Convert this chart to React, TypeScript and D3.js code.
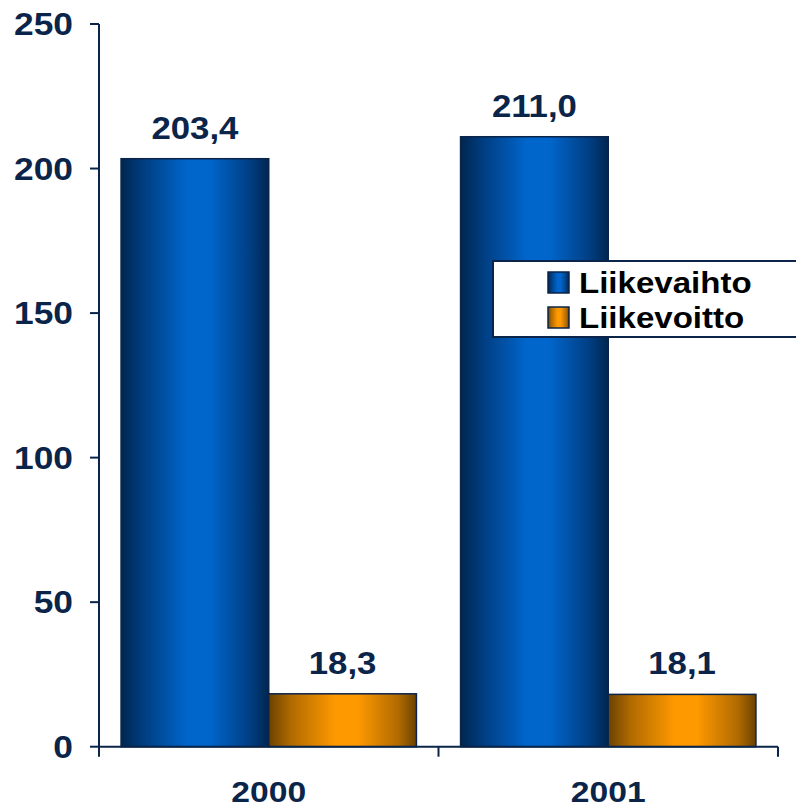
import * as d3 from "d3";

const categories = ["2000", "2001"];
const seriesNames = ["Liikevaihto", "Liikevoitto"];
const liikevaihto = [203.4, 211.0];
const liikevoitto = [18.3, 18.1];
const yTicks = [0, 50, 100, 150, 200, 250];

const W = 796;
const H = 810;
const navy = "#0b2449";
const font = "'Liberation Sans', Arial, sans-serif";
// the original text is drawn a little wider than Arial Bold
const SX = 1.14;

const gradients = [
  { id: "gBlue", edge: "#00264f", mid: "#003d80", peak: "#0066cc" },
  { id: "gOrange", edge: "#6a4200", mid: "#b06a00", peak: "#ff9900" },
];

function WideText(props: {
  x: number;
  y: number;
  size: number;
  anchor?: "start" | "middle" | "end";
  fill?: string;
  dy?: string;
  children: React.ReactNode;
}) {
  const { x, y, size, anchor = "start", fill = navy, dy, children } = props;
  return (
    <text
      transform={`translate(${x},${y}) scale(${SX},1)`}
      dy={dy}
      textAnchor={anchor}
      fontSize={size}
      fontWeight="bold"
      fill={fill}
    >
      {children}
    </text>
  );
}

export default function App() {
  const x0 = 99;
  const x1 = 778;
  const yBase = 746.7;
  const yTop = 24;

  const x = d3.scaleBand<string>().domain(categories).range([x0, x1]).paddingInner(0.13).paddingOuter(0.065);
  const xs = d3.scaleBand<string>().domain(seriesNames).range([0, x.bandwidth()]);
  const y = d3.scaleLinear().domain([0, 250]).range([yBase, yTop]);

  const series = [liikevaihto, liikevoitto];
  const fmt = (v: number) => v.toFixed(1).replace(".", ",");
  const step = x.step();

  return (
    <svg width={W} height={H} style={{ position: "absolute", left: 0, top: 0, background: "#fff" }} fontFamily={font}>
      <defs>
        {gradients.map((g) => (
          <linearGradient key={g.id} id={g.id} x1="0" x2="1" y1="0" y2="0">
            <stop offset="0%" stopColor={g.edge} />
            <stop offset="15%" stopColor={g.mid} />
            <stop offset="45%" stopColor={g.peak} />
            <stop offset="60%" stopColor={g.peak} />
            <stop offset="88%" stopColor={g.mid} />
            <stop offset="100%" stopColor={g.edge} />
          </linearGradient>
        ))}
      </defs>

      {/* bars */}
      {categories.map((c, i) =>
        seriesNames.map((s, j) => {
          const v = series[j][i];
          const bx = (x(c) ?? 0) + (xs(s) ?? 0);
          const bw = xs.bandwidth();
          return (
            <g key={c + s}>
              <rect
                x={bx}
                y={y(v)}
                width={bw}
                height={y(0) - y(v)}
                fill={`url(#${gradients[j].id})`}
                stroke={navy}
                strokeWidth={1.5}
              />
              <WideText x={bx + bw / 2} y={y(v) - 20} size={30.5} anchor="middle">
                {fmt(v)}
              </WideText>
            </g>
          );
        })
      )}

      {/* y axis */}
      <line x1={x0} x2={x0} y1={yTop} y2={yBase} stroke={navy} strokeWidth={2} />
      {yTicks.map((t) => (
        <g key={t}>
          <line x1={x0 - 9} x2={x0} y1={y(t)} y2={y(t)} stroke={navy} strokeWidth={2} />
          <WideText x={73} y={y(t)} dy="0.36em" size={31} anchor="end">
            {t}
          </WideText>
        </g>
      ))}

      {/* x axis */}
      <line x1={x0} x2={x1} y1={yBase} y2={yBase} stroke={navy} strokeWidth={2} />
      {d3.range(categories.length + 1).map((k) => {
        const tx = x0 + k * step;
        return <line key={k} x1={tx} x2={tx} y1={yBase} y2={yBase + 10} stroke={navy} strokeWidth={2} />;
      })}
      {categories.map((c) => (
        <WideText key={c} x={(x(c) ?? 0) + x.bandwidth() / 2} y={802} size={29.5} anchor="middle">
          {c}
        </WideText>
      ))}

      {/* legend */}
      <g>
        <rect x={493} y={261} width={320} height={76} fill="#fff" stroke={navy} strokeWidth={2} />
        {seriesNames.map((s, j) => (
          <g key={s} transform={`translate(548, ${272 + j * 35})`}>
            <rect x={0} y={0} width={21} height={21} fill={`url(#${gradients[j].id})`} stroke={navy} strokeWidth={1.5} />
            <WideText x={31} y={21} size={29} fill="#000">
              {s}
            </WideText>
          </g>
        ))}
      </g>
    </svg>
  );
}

# # #

Do this:
Copy out all of the material exactly as written, without its pictures.

Exercise response:
Convert this chart to React, TypeScript and D3.js code.
import * as d3 from "d3";

const categories = ["2000", "2001"];
const seriesNames = ["Liikevaihto", "Liikevoitto"];
const liikevaihto = [203.4, 211.0];
const liikevoitto = [18.3, 18.1];
const yTicks = [0, 50, 100, 150, 200, 250];

const W = 796;
const H = 810;
const navy = "#0b2449";
const font = "'Liberation Sans', Arial, sans-serif";
// the original text is drawn a little wider than Arial Bold
const SX = 1.14;

const gradients = [
  { id: "gBlue", edge: "#00264f", mid: "#003d80", peak: "#0066cc" },
  { id: "gOrange", edge: "#6a4200", mid: "#b06a00", peak: "#ff9900" },
];

function WideText(props: {
  x: number;
  y: number;
  size: number;
  anchor?: "start" | "middle" | "end";
  fill?: string;
  dy?: string;
  children: React.ReactNode;
}) {
  const { x, y, size, anchor = "start", fill = navy, dy, children } = props;
  return (
    <text
      transform={`translate(${x},${y}) scale(${SX},1)`}
      dy={dy}
      textAnchor={anchor}
      fontSize={size}
      fontWeight="bold"
      fill={fill}
    >
      {children}
    </text>
  );
}

export default function App() {
  const x0 = 99;
  const x1 = 778;
  const yBase = 746.7;
  const yTop = 24;

  const x = d3.scaleBand<string>().domain(categories).range([x0, x1]).paddingInner(0.13).paddingOuter(0.065);
  const xs = d3.scaleBand<string>().domain(seriesNames).range([0, x.bandwidth()]);
  const y = d3.scaleLinear().domain([0, 250]).range([yBase, yTop]);

  const series = [liikevaihto, liikevoitto];
  const fmt = (v: number) => v.toFixed(1).replace(".", ",");
  const step = x.step();

  return (
    <svg width={W} height={H} style={{ position: "absolute", left: 0, top: 0, background: "#fff" }} fontFamily={font}>
      <defs>
        {gradients.map((g) => (
          <linearGradient key={g.id} id={g.id} x1="0" x2="1" y1="0" y2="0">
            <stop offset="0%" stopColor={g.edge} />
            <stop offset="15%" stopColor={g.mid} />
            <stop offset="45%" stopColor={g.peak} />
            <stop offset="60%" stopColor={g.peak} />
            <stop offset="88%" stopColor={g.mid} />
            <stop offset="100%" stopColor={g.edge} />
          </linearGradient>
        ))}
      </defs>

      {/* bars */}
      {categories.map((c, i) =>
        seriesNames.map((s, j) => {
          const v = series[j][i];
          const bx = (x(c) ?? 0) + (xs(s) ?? 0);
          const bw = xs.bandwidth();
          return (
            <g key={c + s}>
              <rect
                x={bx}
                y={y(v)}
                width={bw}
                height={y(0) - y(v)}
                fill={`url(#${gradients[j].id})`}
                stroke={navy}
                strokeWidth={1.5}
              />
              <WideText x={bx + bw / 2} y={y(v) - 20} size={30.5} anchor="middle">
                {fmt(v)}
              </WideText>
            </g>
          );
        })
      )}

      {/* y axis */}
      <line x1={x0} x2={x0} y1={yTop} y2={yBase} stroke={navy} strokeWidth={2} />
      {yTicks.map((t) => (
        <g key={t}>
          <line x1={x0 - 9} x2={x0} y1={y(t)} y2={y(t)} stroke={navy} strokeWidth={2} />
          <WideText x={73} y={y(t)} dy="0.36em" size={31} anchor="end">
            {t}
          </WideText>
        </g>
      ))}

      {/* x axis */}
      <line x1={x0} x2={x1} y1={yBase} y2={yBase} stroke={navy} strokeWidth={2} />
      {d3.range(categories.length + 1).map((k) => {
        const tx = x0 + k * step;
        return <line key={k} x1={tx} x2={tx} y1={yBase} y2={yBase + 10} stroke={navy} strokeWidth={2} />;
      })}
      {categories.map((c) => (
        <WideText key={c} x={(x(c) ?? 0) + x.bandwidth() / 2} y={802} size={29.5} anchor="middle">
          {c}
        </WideText>
      ))}

      {/* legend */}
      <g>
        <rect x={493} y={261} width={320} height={76} fill="#fff" stroke={navy} strokeWidth={2} />
        {seriesNames.map((s, j) => (
          <g key={s} transform={`translate(548, ${272 + j * 35})`}>
            <rect x={0} y={0} width={21} height={21} fill={`url(#${gradients[j].id})`} stroke={navy} strokeWidth={1.5} />
            <WideText x={31} y={21} size={29} fill="#000">
              {s}
            </WideText>
          </g>
        ))}
      </g>
    </svg>
  );
}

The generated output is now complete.